新たな脅威とセキュリティアップデートの継続監視

サイバーセキュリティの領域は日々変化しており、悪質ボットも高度化しています。そこで重要なのが、新種の脅威にアンテナを張り、随時セキュリティをアップデートしていく体制です。この章では、悪意あるボットの進化に追随するための方法を紹介します。

新しい脅威の観測が欠かせない理由

悪質ボットは以前の単純なスクリプトから進化し、機械学習や分散ネットワークなどを活用して検知をかわすケースが増えています。

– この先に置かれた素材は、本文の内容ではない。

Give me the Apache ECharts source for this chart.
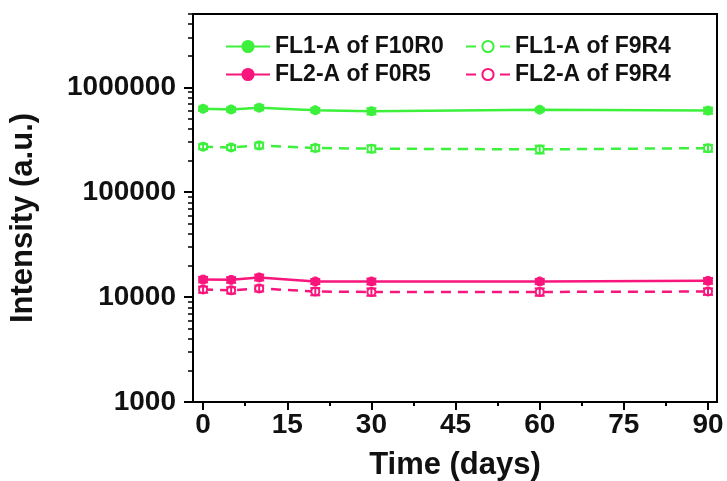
<!DOCTYPE html>
<html>
<head>
<meta charset="utf-8">
<script src="https://cdn.jsdelivr.net/npm/echarts@6/dist/echarts.min.js"></script>
<style>
  html, body { margin: 0; padding: 0; background: #fff; }
  #chart { width: 727px; height: 481px; }
</style>
</head>
<body>
<div id="chart"></div>
<script>
// data
const days = [0, 5, 10, 20, 30, 60, 90];

const fl1F10R0 = [625000, 615000, 640000, 605000, 592000, 612000, 600000];
const fl1F10R0Err = [30000, 30000, 35000, 30000, 40000, 25000, 40000];
const fl1F9R4 = [272000, 267000, 279000, 264000, 260000, 256000, 263000];
const fl1F9R4Err = [15000, 15000, 18000, 18000, 20000, 22000, 20000];
const fl2F0R5 = [14700, 14600, 15400, 14100, 14100, 14100, 14300];
const fl2F0R5Err = [900, 900, 1000, 800, 900, 800, 900];
const fl2F9R4 = [11800, 11600, 12100, 11300, 11200, 11200, 11300];
const fl2F9R4Err = [800, 800, 800, 900, 900, 900, 800];

const xMajorTicks = [0, 15, 30, 45, 60, 75, 90];
const xMinorTicks = [7.5, 22.5, 37.5, 52.5, 67.5, 82.5];
const yMajorTicks = [1000, 10000, 100000, 1000000];
const yMinorTicks = [
  2000, 3000, 4000, 5000, 6000, 7000, 8000, 9000,
  20000, 30000, 40000, 50000, 60000, 70000, 80000, 90000,
  200000, 300000, 400000, 500000, 600000, 700000, 800000, 900000,
  2000000, 3000000, 4000000, 5000000
];

const GREEN = '#3cf03c';
const PINK = '#f8157c';
const FONT = '"Liberation Sans", Arial, sans-serif';

const chart = echarts.init(document.getElementById('chart'));

const pairs = (ys) => days.map((d, i) => [d, ys[i]]);
const errPairs = (ys, es) => days.map((d, i) => [d, ys[i], es[i]]);

const lineSeries = (name, ys, color, dashed) => ({
  name,
  type: 'line',
  xAxisIndex: 0,
  yAxisIndex: 0,
  data: pairs(ys),
  symbol: dashed ? 'emptyCircle' : 'circle',
  symbolSize: dashed ? 8 : 9,
  showSymbol: true,
  itemStyle: { color: color, borderColor: color, borderWidth: dashed ? 1.5 : 1 },
  lineStyle: { color: color, width: 2.5, type: dashed ? [10, 7] : 'solid' },
  z: 3
});

// small error bars drawn through the axes
const errorSeries = (ys, es, color) => ({
  type: 'custom',
  xAxisIndex: 0,
  yAxisIndex: 0,
  data: errPairs(ys, es),
  encode: { x: 0, y: 1 },
  renderItem: (params, api) => {
    const x = api.value(0), y = api.value(1), e = api.value(2);
    const hi = api.coord([x, y + e]);
    const lo = api.coord([x, y - e]);
    const w = 5;
    const style = { stroke: color, lineWidth: 2 };
    return {
      type: 'group',
      children: [
        { type: 'line', shape: { x1: hi[0], y1: hi[1], x2: lo[0], y2: lo[1] }, style },
        { type: 'line', shape: { x1: hi[0] - w, y1: hi[1], x2: hi[0] + w, y2: hi[1] }, style },
        { type: 'line', shape: { x1: lo[0] - w, y1: lo[1], x2: lo[0] + w, y2: lo[1] }, style }
      ]
    };
  },
  z: 4
});

const legendBase = {
  orient: 'vertical',
  top: 30,
  itemWidth: 44,
  itemHeight: 14,
  itemGap: 5,
  textStyle: { fontFamily: FONT, fontWeight: 'bold', fontSize: 23, color: '#111' }
};

const option = {
  animation: false,
  backgroundColor: '#fff',
  grid: {
    left: 193, right: 10, top: 14, bottom: 79,
    outerBoundsMode: 'none',
    containLabel: false,
    show: true, borderColor: '#000', borderWidth: 2
  },
  legend: [
    Object.assign({}, legendBase, { left: 220, data: ['FL1-A of F10R0', 'FL2-A of F0R5'] }),
    Object.assign({}, legendBase, { left: 460, data: ['FL1-A of F9R4', 'FL2-A of F9R4'] })
  ],
  xAxis: [
    {
      type: 'value',
      min: -1.8,
      max: 91.6,
      name: 'Time (days)',
      nameLocation: 'middle',
      nameGap: 48,
      nameTextStyle: { fontFamily: FONT, fontWeight: 'bold', fontSize: 31, color: '#111' },
      axisLine: { show: true, onZero: false, lineStyle: { color: '#000', width: 2 } },
      axisTick: { show: true, inside: false, length: 8, customValues: xMajorTicks, lineStyle: { color: '#000', width: 2 } },
      axisLabel: { customValues: xMajorTicks, margin: 9, fontFamily: FONT, fontWeight: 'bold', fontSize: 28, color: '#111' },
      splitLine: { show: false }
    },
    {
      type: 'value',
      min: -1.8,
      max: 91.6,
      position: 'bottom',
      axisLine: { show: false, onZero: false },
      axisTick: { show: true, inside: false, length: 4, customValues: xMinorTicks, lineStyle: { color: '#000', width: 2 } },
      axisLabel: { show: false },
      splitLine: { show: false }
    }
  ],
  yAxis: [
    {
      type: 'log',
      logBase: 10,
      min: 1000,
      max: 5000000,
      name: 'Intensity (a.u.)',
      nameLocation: 'middle',
      nameGap: 154,
      nameRotate: 90,
      nameTextStyle: { fontFamily: FONT, fontWeight: 'bold', fontSize: 31, color: '#111', padding: [0, 20, 0, 0] },
      axisLine: { show: true, onZero: false, lineStyle: { color: '#000', width: 2 } },
      axisTick: { show: true, inside: false, length: 9, customValues: yMajorTicks, lineStyle: { color: '#000', width: 2 } },
      axisLabel: {
        customValues: yMajorTicks, margin: 17,
        formatter: (v) => String(Math.round(v)),
        fontFamily: FONT, fontWeight: 'bold', fontSize: 28, color: '#111'
      },
      splitLine: { show: false }
    },
    {
      type: 'log',
      logBase: 10,
      min: 1000,
      max: 5000000,
      position: 'left',
      offset: 0,
      axisLine: { show: false, onZero: false },
      axisTick: { show: true, inside: false, length: 5, customValues: yMinorTicks, lineStyle: { color: '#000', width: 1.5 } },
      axisLabel: { show: false },
      splitLine: { show: false }
    }
  ],
  series: [
    lineSeries('FL1-A of F10R0', fl1F10R0, GREEN, false),
    lineSeries('FL1-A of F9R4', fl1F9R4, GREEN, true),
    lineSeries('FL2-A of F0R5', fl2F0R5, PINK, false),
    lineSeries('FL2-A of F9R4', fl2F9R4, PINK, true),
    errorSeries(fl1F10R0, fl1F10R0Err, GREEN),
    errorSeries(fl1F9R4, fl1F9R4Err, GREEN),
    errorSeries(fl2F0R5, fl2F0R5Err, PINK),
    errorSeries(fl2F9R4, fl2F9R4Err, PINK)
  ]
};

chart.setOption(option);
</script>
</body>
</html>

常に最新情報を追いかけていないと、未知の手口に対応できず、気付いたときには大きな被害が出るかもしれません。

セキュリティ業界のニュース記事や専門ブログ、SNS、脅威インテリジェンスなどを活用して、新たな攻撃事例や対策を見逃さない姿勢が求められます。

最近注目される悪質ボットの手口

一例として、以下のようなボットが報告されています。

  1. 高度持続型ボット(APB): 人間の行動を細かく模倣し、CAPTCHAの突破なども試みる粘り強いボット
  2. スニーカーボット(Scalper Bot): 特定商品の在庫を瞬時に買い占めるなど、高速自動購入で一般ユーザーを圧倒する
  3. プロパガンダボット: SNSで偽情報を拡散して世論を歪める
  4. クリプトマイニングボット: 訪問者のCPUリソースを無断使用して仮想通貨をマイニングする

セキュリティアップデートを怠らない方法

脅威が進化する以上、防御策も継続的にアップグレードする必要があります。具体的には、以下のようなアクションが挙げられます。

  1. ソフトウェアのバージョン管理: OSやサーバーソフト、セキュリティツールなどは常に最新に保ち、脆弱性を解消します。
  2. セキュリティブログ・フォーラムの活用: 新手の攻撃事例やアップデート情報をキャッチアップし、対策を検討します。
  3. セミナー・ウェビナーへの参加: 専門家の講演やディスカッションを参考に、最前線の情報を取り入れます。
  4. 脅威インテリジェンスの購読: 専門ベンダーから提供されるリアルタイム情報により、新たな攻撃が確認された時点で対処できます。
  5. ベンダーとの連絡: セキュリティ製品の提供元と連携を密にし、新機能やパッチ情報を逃さず活用します。

まとめ

悪質ボットは進化し続けるため、防御する側も常に最新の知識やソリューションを取り入れなければなりません。定期的な情報収集と柔軟なセキュリティ方針の更新こそが、貴社のウェブサイトを守る最善の手段です。